Write out the listing below in full and exactly, leaving out every picture.

[start RAW DATA]

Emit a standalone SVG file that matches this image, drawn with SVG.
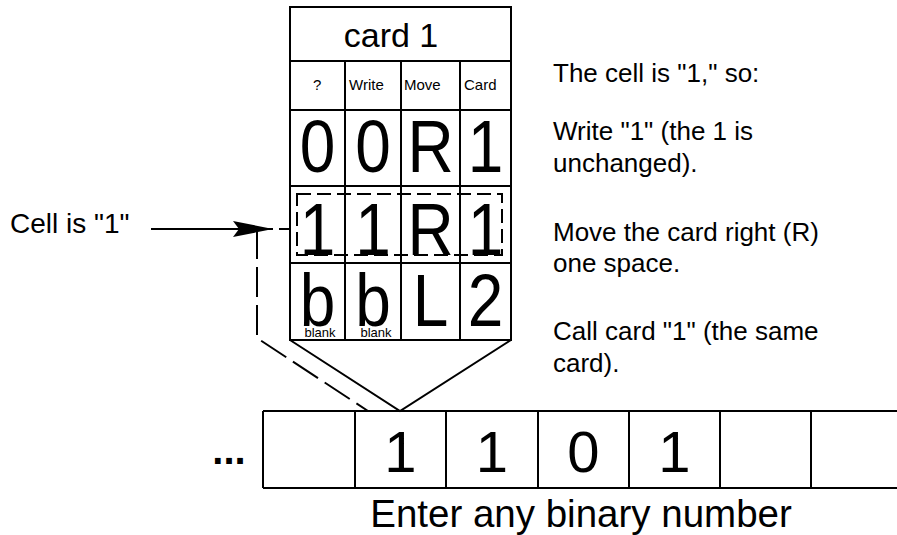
<svg xmlns="http://www.w3.org/2000/svg" width="897" height="535" viewBox="0 0 897 535">
<style>
.ln{fill:none;stroke:#000;stroke-width:2}
.dash{fill:none;stroke:#000;stroke-width:2}
text{font-family:"Liberation Sans",Arial,sans-serif;fill:#000}
.big{font-size:64px;text-anchor:middle}
.lbl{font-size:15px}
.note{font-size:26px}
.tape{font-size:58px;text-anchor:middle}
.sm{font-size:13px;text-anchor:middle}
</style>
<defs>
<marker id="ah" markerWidth="40" markerHeight="16" refX="40" refY="8" orient="auto" markerUnits="userSpaceOnUse">
<path d="M0,0 L40,8 L0,16 L6,8 Z" fill="#000"/>
</marker>
</defs>
<g id="card1">
<rect class="ln" x="290" y="7" width="221" height="333"/>
<line class="ln" x1="290" y1="61" x2="511" y2="61"/>
<line class="ln" x1="290" y1="110" x2="511" y2="110"/>
<line class="ln" x1="290" y1="186" x2="511" y2="186"/>
<line class="ln" x1="290" y1="263" x2="511" y2="263"/>
<line class="ln" x1="345" y1="61" x2="345" y2="340"/>
<line class="ln" x1="401" y1="61" x2="401" y2="340"/>
<line class="ln" x1="460" y1="61" x2="460" y2="340"/>
<text x="391" y="47" font-size="34" text-anchor="middle">card 1</text>
<text class="lbl" x="313" y="90">?</text>
<text class="lbl" x="349" y="90">Write</text>
<text class="lbl" x="404" y="90">Move</text>
<text class="lbl" x="464" y="90">Card</text>
<g transform="translate(0,172) scale(1,1.15) translate(0,-172)">
<text class="big" x="317.5" y="172">0</text>
<text class="big" x="373" y="172">0</text>
<text class="big" x="430.5" y="172">R</text>
<text class="big" x="485.5" y="172">1</text>
</g>
<g transform="translate(0,255) scale(1,1.15) translate(0,-255)">
<text class="big" x="317.5" y="255">1</text>
<text class="big" x="373" y="255">1</text>
<text class="big" x="430.5" y="255">R</text>
<text class="big" x="485.5" y="255">1</text>
</g>
<g transform="translate(0,326) scale(1,1.15) translate(0,-326)">
<text class="big" x="317.5" y="326">b</text>
<text class="big" x="373" y="326">b</text>
<text class="big" x="430.5" y="326">L</text>
<text class="big" x="485.5" y="326">2</text>
</g>
<text class="sm" x="320" y="337">blank</text>
<text class="sm" x="376" y="337">blank</text>
<rect class="dash" x="297" y="194" width="205" height="61" stroke-dasharray="14,6"/>
<polyline class="ln" points="290,340 400,411 511,340"/>
</g>
<g id="tape">
<line class="ln" x1="263" y1="411" x2="897" y2="411"/>
<line class="ln" x1="263" y1="488" x2="897" y2="488"/>
<line class="ln" x1="263" y1="411" x2="263" y2="488"/>
<line class="ln" x1="355" y1="411" x2="355" y2="488"/>
<line class="ln" x1="446" y1="411" x2="446" y2="488"/>
<line class="ln" x1="538" y1="411" x2="538" y2="488"/>
<line class="ln" x1="629" y1="411" x2="629" y2="488"/>
<line class="ln" x1="720" y1="411" x2="720" y2="488"/>
<line class="ln" x1="811" y1="411" x2="811" y2="488"/>
<text class="tape" x="400.5" y="472">1</text>
<text class="tape" x="492" y="472">1</text>
<text class="tape" x="583.5" y="472">0</text>
<text class="tape" x="674.5" y="472">1</text>
<text x="229" y="464" font-size="40" font-weight="bold" text-anchor="middle">...</text>
<text x="581" y="527" font-size="38.5" text-anchor="middle">Enter any binary number</text>
</g>
<g id="label">
<text x="10" y="233" font-size="28">Cell is "1"</text>
</g>
<g id="notes" class="note">
<text class="note" x="553" y="82">The cell is "1," so:</text>
<text class="note" x="553" y="140">Write "1" (the 1 is</text>
<text class="note" x="553" y="172">unchanged).</text>
<text class="note" x="553" y="241">Move the card right (R)</text>
<text class="note" x="553" y="272">one space.</text>
<text class="note" x="553" y="340">Call card "1" (the same</text>
<text class="note" x="553" y="372">card).</text>
</g>
<g id="connectors">
<line class="ln" x1="151" y1="229" x2="273" y2="229" marker-end="url(#ah)"/>
<line class="dash" x1="279" y1="229" x2="291" y2="229"/>
<polyline class="dash" points="257,229 257,338 368,411" stroke-dasharray="30,8"/>
</g>
</svg>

[end RAW DATA]

■ COMPLETED TASK:
Emit a standalone SVG file that matches this image, drawn with SVG.
<svg xmlns="http://www.w3.org/2000/svg" width="897" height="535" viewBox="0 0 897 535">
<style>
.ln{fill:none;stroke:#000;stroke-width:2}
.dash{fill:none;stroke:#000;stroke-width:2}
text{font-family:"Liberation Sans",Arial,sans-serif;fill:#000}
.big{font-size:64px;text-anchor:middle}
.lbl{font-size:15px}
.note{font-size:26px}
.tape{font-size:58px;text-anchor:middle}
.sm{font-size:13px;text-anchor:middle}
</style>
<defs>
<marker id="ah" markerWidth="40" markerHeight="16" refX="40" refY="8" orient="auto" markerUnits="userSpaceOnUse">
<path d="M0,0 L40,8 L0,16 L6,8 Z" fill="#000"/>
</marker>
</defs>
<g id="card1">
<rect class="ln" x="290" y="7" width="221" height="333"/>
<line class="ln" x1="290" y1="61" x2="511" y2="61"/>
<line class="ln" x1="290" y1="110" x2="511" y2="110"/>
<line class="ln" x1="290" y1="186" x2="511" y2="186"/>
<line class="ln" x1="290" y1="263" x2="511" y2="263"/>
<line class="ln" x1="345" y1="61" x2="345" y2="340"/>
<line class="ln" x1="401" y1="61" x2="401" y2="340"/>
<line class="ln" x1="460" y1="61" x2="460" y2="340"/>
<text x="391" y="47" font-size="34" text-anchor="middle">card 1</text>
<text class="lbl" x="313" y="90">?</text>
<text class="lbl" x="349" y="90">Write</text>
<text class="lbl" x="404" y="90">Move</text>
<text class="lbl" x="464" y="90">Card</text>
<g transform="translate(0,172) scale(1,1.15) translate(0,-172)">
<text class="big" x="317.5" y="172">0</text>
<text class="big" x="373" y="172">0</text>
<text class="big" x="430.5" y="172">R</text>
<text class="big" x="485.5" y="172">1</text>
</g>
<g transform="translate(0,255) scale(1,1.15) translate(0,-255)">
<text class="big" x="317.5" y="255">1</text>
<text class="big" x="373" y="255">1</text>
<text class="big" x="430.5" y="255">R</text>
<text class="big" x="485.5" y="255">1</text>
</g>
<g transform="translate(0,326) scale(1,1.15) translate(0,-326)">
<text class="big" x="317.5" y="326">b</text>
<text class="big" x="373" y="326">b</text>
<text class="big" x="430.5" y="326">L</text>
<text class="big" x="485.5" y="326">2</text>
</g>
<text class="sm" x="320" y="337">blank</text>
<text class="sm" x="376" y="337">blank</text>
<rect class="dash" x="297" y="194" width="205" height="61" stroke-dasharray="14,6"/>
<polyline class="ln" points="290,340 400,411 511,340"/>
</g>
<g id="tape">
<line class="ln" x1="263" y1="411" x2="897" y2="411"/>
<line class="ln" x1="263" y1="488" x2="897" y2="488"/>
<line class="ln" x1="263" y1="411" x2="263" y2="488"/>
<line class="ln" x1="355" y1="411" x2="355" y2="488"/>
<line class="ln" x1="446" y1="411" x2="446" y2="488"/>
<line class="ln" x1="538" y1="411" x2="538" y2="488"/>
<line class="ln" x1="629" y1="411" x2="629" y2="488"/>
<line class="ln" x1="720" y1="411" x2="720" y2="488"/>
<line class="ln" x1="811" y1="411" x2="811" y2="488"/>
<text class="tape" x="400.5" y="472">1</text>
<text class="tape" x="492" y="472">1</text>
<text class="tape" x="583.5" y="472">0</text>
<text class="tape" x="674.5" y="472">1</text>
<text x="229" y="464" font-size="40" font-weight="bold" text-anchor="middle">...</text>
<text x="581" y="527" font-size="38.5" text-anchor="middle">Enter any binary number</text>
</g>
<g id="label">
<text x="10" y="233" font-size="28">Cell is "1"</text>
</g>
<g id="notes" class="note">
<text class="note" x="553" y="82">The cell is "1," so:</text>
<text class="note" x="553" y="140">Write "1" (the 1 is</text>
<text class="note" x="553" y="172">unchanged).</text>
<text class="note" x="553" y="241">Move the card right (R)</text>
<text class="note" x="553" y="272">one space.</text>
<text class="note" x="553" y="340">Call card "1" (the same</text>
<text class="note" x="553" y="372">card).</text>
</g>
<g id="connectors">
<line class="ln" x1="151" y1="229" x2="273" y2="229" marker-end="url(#ah)"/>
<line class="dash" x1="279" y1="229" x2="291" y2="229"/>
<polyline class="dash" points="257,229 257,338 368,411" stroke-dasharray="30,8"/>
</g>
</svg>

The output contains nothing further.